Zastrzeżeniem do historii będzie zmarnowanie bardzo fajnego wątku jakim była uświadomienie społeczeństwa na koncept multiwersum. Żaden scenarzysta nie pochylił się bliżej, aby kiedykolwiek pokazać jak zwykły Kowalski zareaguje dowiadując się, że istnieją wieloświaty z możliwością przenikania rzeczywistości. Williamson liznął motyw w swoim dziele, co wyszło fenomenalnie wyrywając dosłownie myśli z mojej głowy – od euforii pewnych jednostek, po obawy, u niektórych zaprzeczenia faktu. Postawy, które można zaobserwować w naszym świecie na różne zajścia. Obraz Williamsona była przekonujący, niestety szybko zniknął na rzecz głównej fabuły. Szkoda, poczytałbym więcej tego.

Czy warto sięgnąć po „Nieskończoną Granicę”? Tak. Jest to dobrze napisana historia czerpiąca z drugoplanowych postaci. Joshua Williamson na łamach albumu zrobił solidną podbudowę pod akcję, która wprowadza konsekwencje wprowadzające w dalszy nurt akcji. Jedynym zastrzeżeniem jest przydługi wstęp, który nie jest błędem autora, a zwyczajną wytyczną wydawnictwa angażującą wielu artystów.

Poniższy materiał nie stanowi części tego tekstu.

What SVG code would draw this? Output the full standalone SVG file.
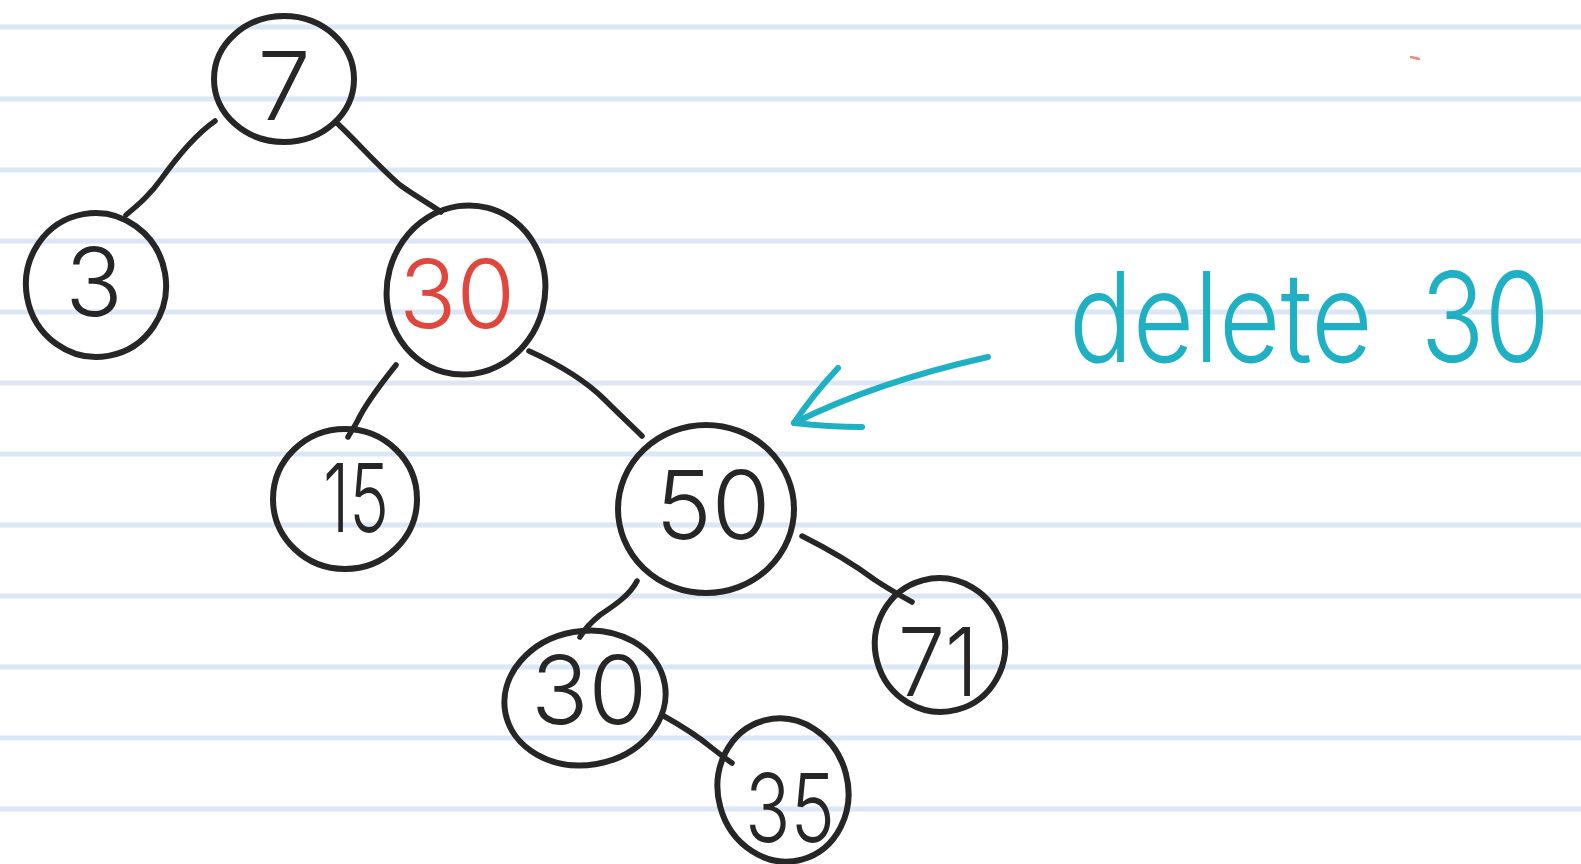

Zrecenzowany album jest obowiązkowym komiksem dla osób śledzących kontinuum DC czy huczne imprezy na miarę Kryzysów – ominięcie „Nieskończona Granica” będzie odczuwalna na płaszczyźnie „Metal” – „Mroczny Kryzys”.

Komiks recenzencki otrzymałem od wydawnictwa Egmont za co bardzo dziękuję. Wydawnictwo nie miało wpływu na recenzję.